Our mission is to build a workplace of the future – this mission is based on our opinionated ideals and our vision for a productive yet burnout-free workplace that we believe all companies are capable of having. It’s an ambitious mission, especially considering the worldwide rollercoaster of workplace trends since 2020.
The next 12 months will be pivotal for Todoist, as we’re gearing up to launch a new approach that will help individuals and teams be more productive. Most of Todoist’s competitors focus on either individuals or teams – not the holistic individual as a professional and human being. This disconnect creates a lot of friction because, as you know, people's lives are complex and many folks end up using a ton of different apps to juggle all the things on their plate. Our goal is to reduce this complexity at work and in life while always staying true to Todoist’s core philosophy of being as simple or as powerful as a person needs.

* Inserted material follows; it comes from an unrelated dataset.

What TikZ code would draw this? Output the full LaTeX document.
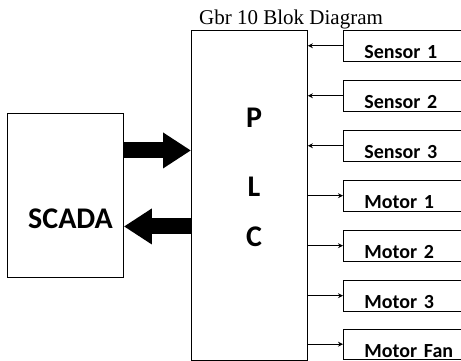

In terms of Doist’s own employees, we’ve recently returned from our annual company retreat and are extremely jazzed to make progress on the plans and strategies we set forth for the second half of 2023. We’ve recently worked on improving our project management system, which we believe will make it easier for teams at Doist to have higher impacts. I’m particularly excited about this because we placed heavy focus on shipping work to our users – by shipping work more frequently and receiving valuable user feedback, I believe that Doisters will feel a greater sense of pride and accomplishment in their work.